--- start ---

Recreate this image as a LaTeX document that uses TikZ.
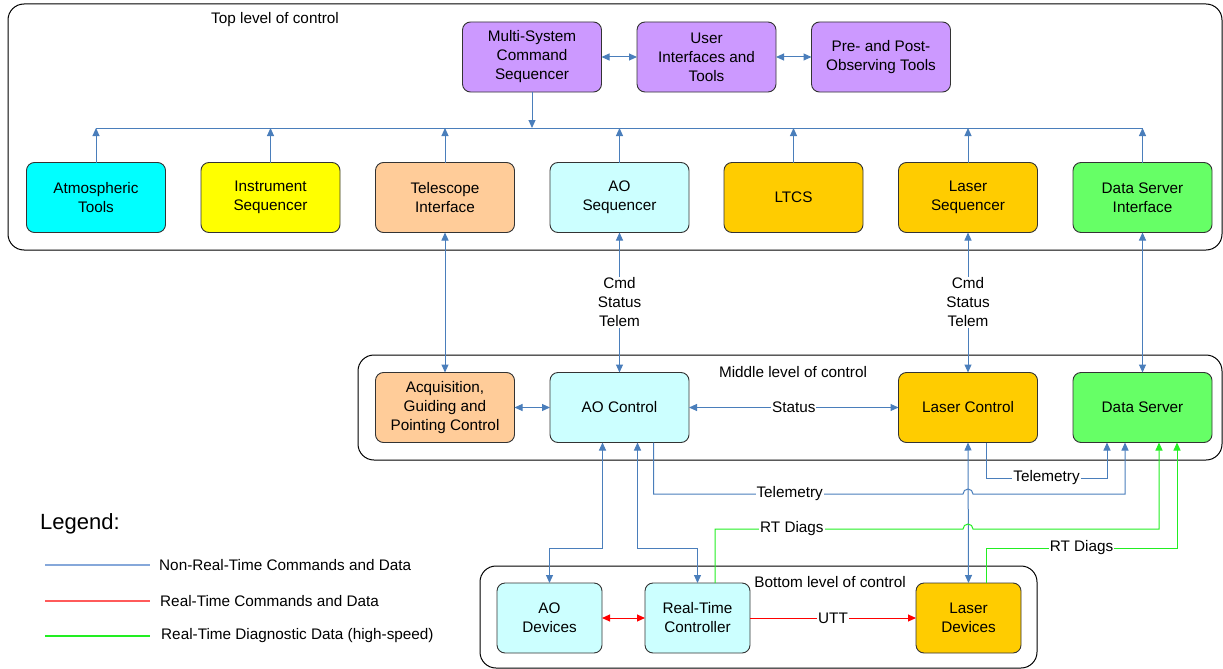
\documentclass[tikz,border=0pt]{standalone}
\usepackage{fontspec}
\setmainfont{Liberation Sans}
\usetikzlibrary{arrows.meta,calc}
\definecolor{nrt}{HTML}{4A7EBB}
\definecolor{diag}{HTML}{22EE22}
\definecolor{legblue}{HTML}{86A8DA}
\definecolor{legred}{HTML}{FF5A5A}
\definecolor{purp}{HTML}{CC99FF}
\definecolor{cyanf}{HTML}{00FFFF}
\definecolor{yellf}{HTML}{FFFF00}
\definecolor{peach}{HTML}{FFCC99}
\definecolor{lcyan}{HTML}{CCFFFF}
\definecolor{gold}{HTML}{FFCC00}
\definecolor{lgreen}{HTML}{66FF66}
\begin{document}
\begin{tikzpicture}[x=1pt,y=1pt,
  >={Triangle[length=8pt,width=7pt]},
  box/.style={draw=black!80, line width=0.9pt, rounded corners=8pt, minimum width=139pt, minimum height=70pt, align=center, inner sep=2pt, outer sep=0pt, font=\fontsize{15.3}{19}\selectfont},
  sbox/.style={box, minimum width=105pt},
  level/.style={draw=black, line width=1pt, rounded corners=16pt, inner sep=0pt, outer sep=0pt},
  lbl/.style={font=\fontsize{15.3}{19}\selectfont, align=center},
  nrtline/.style={draw=nrt, line width=1pt},
  rtline/.style={draw=red, line width=1pt},
  diagline/.style={draw=diag, line width=1pt},
  tag/.style={lbl, fill=white, inner sep=1pt},
]
\useasboundingbox (0,0) rectangle (1223,-669);

% level containers
\node[level, minimum width=1214pt, minimum height=246pt] (toplev) at (615,-127) {};
\node[level, minimum width=864pt, minimum height=105pt] (midlev) at (790,-407.5) {};
\node[level, minimum width=557pt, minimum height=102pt] (botlev) at (758.5,-617) {};
\node[lbl] (toplbl) at (275,-20) {Top level of control};
\node[lbl] (midlbl) at (793,-372) {Middle level of control};
\node[lbl] (botlbl) at (830,-582) {Bottom level of control};

% top boxes
\node[box,fill=purp] (msc) at (532,-57) {Multi-System\\Command\\Sequencer};
\node[box,fill=purp] (ui) at (706.5,-57) {User\\Interfaces and\\Tools};
\node[box,fill=purp] (pp) at (881,-57) {Pre- and Post-\\Observing Tools};

\node[box,fill=cyanf] (atm) at (96,-197.5) {Atmospheric\\Tools};
\node[box,fill=yellf] (ins) at (270.5,-197.5) {Instrument\\Sequencer};
\node[box,fill=peach] (ti) at (445,-197.5) {Telescope\\Interface};
\node[box,fill=lcyan] (aos) at (619.5,-197.5) {AO\\Sequencer};
\node[box,fill=gold] (ltcs) at (793.5,-197.5) {LTCS};
\node[box,fill=gold] (ls) at (968,-197.5) {Laser\\Sequencer};
\node[box,fill=lgreen] (dsi) at (1142.5,-197.5) {Data Server\\Interface};

% middle boxes
\node[box,fill=peach] (acq) at (445,-407.5) {Acquisition,\\Guiding and\\Pointing Control};
\node[box,fill=lcyan] (aoc) at (619.5,-407.5) {AO Control};
\node[box,fill=gold] (lc) at (968,-407.5) {Laser Control};
\node[box,fill=lgreen] (ds) at (1142.5,-407.5) {Data Server};

% bottom boxes
\node[sbox,fill=lcyan] (aod) at (549.5,-618) {AO\\Devices};
\node[sbox,fill=lcyan] (rtc) at (697.5,-618) {Real-Time\\Controller};
\node[sbox,fill=gold] (ld) at (968.5,-618) {Laser\\Devices};

% top bus
\coordinate (busL) at (96,-128);
\coordinate (busR) at (1143,-128);
\draw[nrtline] (busL) -- (busR);
\draw[nrtline,->] (msc.south) -- (msc.south |- busL);
\foreach \n in {atm,ins,ti,aos,ltcs,ls,dsi}
  \draw[nrtline,->] (\n.north) -- (\n.north |- busL);
\draw[nrtline,<->] (msc.east) -- (ui.west);
\draw[nrtline,<->] (ui.east) -- (pp.west);

% top to middle
\draw[nrtline,<->] (ti.south) -- (acq.north);
\draw[nrtline,<->] (aos.south) -- node[tag] (cst1) {Cmd\\Status\\Telem} (aoc.north);
\draw[nrtline,<->] (ls.south) -- node[tag] (cst2) {Cmd\\Status\\Telem} (lc.north);
\draw[nrtline,<->] (dsi.south) -- (ds.north);

% middle level
\draw[nrtline,<->] (acq.east) -- (aoc.west);
\draw[nrtline,<->] (aoc.east) -- node[tag] (stat) {Status} (lc.west);

% middle to bottom
\draw[nrtline,<->] ([xshift=-17pt]aoc.south) -- ++(0,-106) -| (aod.north);
\draw[nrtline,<->] ([xshift=18pt]aoc.south) -- ++(0,-106) -| (rtc.north);
\draw[nrtline,<->] (lc.south) -- (ld.north);

% telemetry
\coordinate (tel1) at (963,-494);
\coordinate (tel2) at (1125,-494);
\draw[nrtline,->] ([xshift=34pt]aoc.south) |- node[tag, pos=0.72] (telA) {Telemetry} (tel1)
   arc[start angle=180,end angle=0,radius=5] -- (tel2) -- ([xshift=-17.5pt]ds.south);
\coordinate (tel3) at (986,-478);
\coordinate (tel4) at (1107,-478);
\draw[nrtline,->] ([xshift=18pt]lc.south) -- (tel3) -- node[tag] (telB) {Telemetry} (tel4) -- ([xshift=-35.5pt]ds.south);

% RT diags
\coordinate (rd1) at (715,-529);
\coordinate (rd2) at (963,-529);
\coordinate (rd3) at (1159,-529);
\draw[diagline,->] ([xshift=17.5pt]rtc.north) -- (rd1) -- node[tag, pos=0.31] (rdA) {RT Diags} (rd2)
   arc[start angle=180,end angle=0,radius=5] -- (rd3) -- ([xshift=16.5pt]ds.south);
\coordinate (rd4) at (986,-548);
\coordinate (rd5) at (1177,-548);
\draw[diagline,->] ([xshift=17.5pt]ld.north) -- (rd4) -- node[tag] (rdB) {RT Diags} (rd5) -- ([xshift=34.5pt]ds.south);

% real-time
\draw[rtline,<->] (aod.east) -- (rtc.west);
\draw[rtline,->] (rtc.east) -- node[tag] (utt) {UTT} (ld.west);

% legend
\node[anchor=west, font=\fontsize{22}{26}\selectfont, inner sep=0pt] (leg) at (40,-524) {Legend:};
\coordinate (l1a) at (45,-565); \coordinate (l1b) at (150,-565);
\coordinate (l2a) at (45,-601); \coordinate (l2b) at (150,-601);
\coordinate (l3a) at (45,-636); \coordinate (l3b) at (150,-636);
\draw[draw=legblue, line width=1.2pt] (l1a) -- (l1b);
\draw[draw=legred, line width=1.2pt] (l2a) -- (l2b);
\draw[draw=diag, line width=1.2pt] (l3a) -- (l3b);
\node[lbl, anchor=west, inner sep=0pt] (leg1) at (159,-565) {Non-Real-Time Commands and Data};
\node[lbl, anchor=west, inner sep=0pt] (leg2) at (160,-601) {Real-Time Commands and Data};
\node[lbl, anchor=west, inner sep=0pt] (leg3) at (161,-636) {Real-Time Diagnostic Data (high-speed)};
\end{tikzpicture}
\end{document}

--- end ---

> [GOAL] Without including any picture, repeat the data exactly.

> [EXERCISE SOLUTION]
Recreate this image as a LaTeX document that uses TikZ.
\documentclass[tikz,border=0pt]{standalone}
\usepackage{fontspec}
\setmainfont{Liberation Sans}
\usetikzlibrary{arrows.meta,calc}
\definecolor{nrt}{HTML}{4A7EBB}
\definecolor{diag}{HTML}{22EE22}
\definecolor{legblue}{HTML}{86A8DA}
\definecolor{legred}{HTML}{FF5A5A}
\definecolor{purp}{HTML}{CC99FF}
\definecolor{cyanf}{HTML}{00FFFF}
\definecolor{yellf}{HTML}{FFFF00}
\definecolor{peach}{HTML}{FFCC99}
\definecolor{lcyan}{HTML}{CCFFFF}
\definecolor{gold}{HTML}{FFCC00}
\definecolor{lgreen}{HTML}{66FF66}
\begin{document}
\begin{tikzpicture}[x=1pt,y=1pt,
  >={Triangle[length=8pt,width=7pt]},
  box/.style={draw=black!80, line width=0.9pt, rounded corners=8pt, minimum width=139pt, minimum height=70pt, align=center, inner sep=2pt, outer sep=0pt, font=\fontsize{15.3}{19}\selectfont},
  sbox/.style={box, minimum width=105pt},
  level/.style={draw=black, line width=1pt, rounded corners=16pt, inner sep=0pt, outer sep=0pt},
  lbl/.style={font=\fontsize{15.3}{19}\selectfont, align=center},
  nrtline/.style={draw=nrt, line width=1pt},
  rtline/.style={draw=red, line width=1pt},
  diagline/.style={draw=diag, line width=1pt},
  tag/.style={lbl, fill=white, inner sep=1pt},
]
\useasboundingbox (0,0) rectangle (1223,-669);

% level containers
\node[level, minimum width=1214pt, minimum height=246pt] (toplev) at (615,-127) {};
\node[level, minimum width=864pt, minimum height=105pt] (midlev) at (790,-407.5) {};
\node[level, minimum width=557pt, minimum height=102pt] (botlev) at (758.5,-617) {};
\node[lbl] (toplbl) at (275,-20) {Top level of control};
\node[lbl] (midlbl) at (793,-372) {Middle level of control};
\node[lbl] (botlbl) at (830,-582) {Bottom level of control};

% top boxes
\node[box,fill=purp] (msc) at (532,-57) {Multi-System\\Command\\Sequencer};
\node[box,fill=purp] (ui) at (706.5,-57) {User\\Interfaces and\\Tools};
\node[box,fill=purp] (pp) at (881,-57) {Pre- and Post-\\Observing Tools};

\node[box,fill=cyanf] (atm) at (96,-197.5) {Atmospheric\\Tools};
\node[box,fill=yellf] (ins) at (270.5,-197.5) {Instrument\\Sequencer};
\node[box,fill=peach] (ti) at (445,-197.5) {Telescope\\Interface};
\node[box,fill=lcyan] (aos) at (619.5,-197.5) {AO\\Sequencer};
\node[box,fill=gold] (ltcs) at (793.5,-197.5) {LTCS};
\node[box,fill=gold] (ls) at (968,-197.5) {Laser\\Sequencer};
\node[box,fill=lgreen] (dsi) at (1142.5,-197.5) {Data Server\\Interface};

% middle boxes
\node[box,fill=peach] (acq) at (445,-407.5) {Acquisition,\\Guiding and\\Pointing Control};
\node[box,fill=lcyan] (aoc) at (619.5,-407.5) {AO Control};
\node[box,fill=gold] (lc) at (968,-407.5) {Laser Control};
\node[box,fill=lgreen] (ds) at (1142.5,-407.5) {Data Server};

% bottom boxes
\node[sbox,fill=lcyan] (aod) at (549.5,-618) {AO\\Devices};
\node[sbox,fill=lcyan] (rtc) at (697.5,-618) {Real-Time\\Controller};
\node[sbox,fill=gold] (ld) at (968.5,-618) {Laser\\Devices};

% top bus
\coordinate (busL) at (96,-128);
\coordinate (busR) at (1143,-128);
\draw[nrtline] (busL) -- (busR);
\draw[nrtline,->] (msc.south) -- (msc.south |- busL);
\foreach \n in {atm,ins,ti,aos,ltcs,ls,dsi}
  \draw[nrtline,->] (\n.north) -- (\n.north |- busL);
\draw[nrtline,<->] (msc.east) -- (ui.west);
\draw[nrtline,<->] (ui.east) -- (pp.west);

% top to middle
\draw[nrtline,<->] (ti.south) -- (acq.north);
\draw[nrtline,<->] (aos.south) -- node[tag] (cst1) {Cmd\\Status\\Telem} (aoc.north);
\draw[nrtline,<->] (ls.south) -- node[tag] (cst2) {Cmd\\Status\\Telem} (lc.north);
\draw[nrtline,<->] (dsi.south) -- (ds.north);

% middle level
\draw[nrtline,<->] (acq.east) -- (aoc.west);
\draw[nrtline,<->] (aoc.east) -- node[tag] (stat) {Status} (lc.west);

% middle to bottom
\draw[nrtline,<->] ([xshift=-17pt]aoc.south) -- ++(0,-106) -| (aod.north);
\draw[nrtline,<->] ([xshift=18pt]aoc.south) -- ++(0,-106) -| (rtc.north);
\draw[nrtline,<->] (lc.south) -- (ld.north);

% telemetry
\coordinate (tel1) at (963,-494);
\coordinate (tel2) at (1125,-494);
\draw[nrtline,->] ([xshift=34pt]aoc.south) |- node[tag, pos=0.72] (telA) {Telemetry} (tel1)
   arc[start angle=180,end angle=0,radius=5] -- (tel2) -- ([xshift=-17.5pt]ds.south);
\coordinate (tel3) at (986,-478);
\coordinate (tel4) at (1107,-478);
\draw[nrtline,->] ([xshift=18pt]lc.south) -- (tel3) -- node[tag] (telB) {Telemetry} (tel4) -- ([xshift=-35.5pt]ds.south);

% RT diags
\coordinate (rd1) at (715,-529);
\coordinate (rd2) at (963,-529);
\coordinate (rd3) at (1159,-529);
\draw[diagline,->] ([xshift=17.5pt]rtc.north) -- (rd1) -- node[tag, pos=0.31] (rdA) {RT Diags} (rd2)
   arc[start angle=180,end angle=0,radius=5] -- (rd3) -- ([xshift=16.5pt]ds.south);
\coordinate (rd4) at (986,-548);
\coordinate (rd5) at (1177,-548);
\draw[diagline,->] ([xshift=17.5pt]ld.north) -- (rd4) -- node[tag] (rdB) {RT Diags} (rd5) -- ([xshift=34.5pt]ds.south);

% real-time
\draw[rtline,<->] (aod.east) -- (rtc.west);
\draw[rtline,->] (rtc.east) -- node[tag] (utt) {UTT} (ld.west);

% legend
\node[anchor=west, font=\fontsize{22}{26}\selectfont, inner sep=0pt] (leg) at (40,-524) {Legend:};
\coordinate (l1a) at (45,-565); \coordinate (l1b) at (150,-565);
\coordinate (l2a) at (45,-601); \coordinate (l2b) at (150,-601);
\coordinate (l3a) at (45,-636); \coordinate (l3b) at (150,-636);
\draw[draw=legblue, line width=1.2pt] (l1a) -- (l1b);
\draw[draw=legred, line width=1.2pt] (l2a) -- (l2b);
\draw[draw=diag, line width=1.2pt] (l3a) -- (l3b);
\node[lbl, anchor=west, inner sep=0pt] (leg1) at (159,-565) {Non-Real-Time Commands and Data};
\node[lbl, anchor=west, inner sep=0pt] (leg2) at (160,-601) {Real-Time Commands and Data};
\node[lbl, anchor=west, inner sep=0pt] (leg3) at (161,-636) {Real-Time Diagnostic Data (high-speed)};
\end{tikzpicture}
\end{document}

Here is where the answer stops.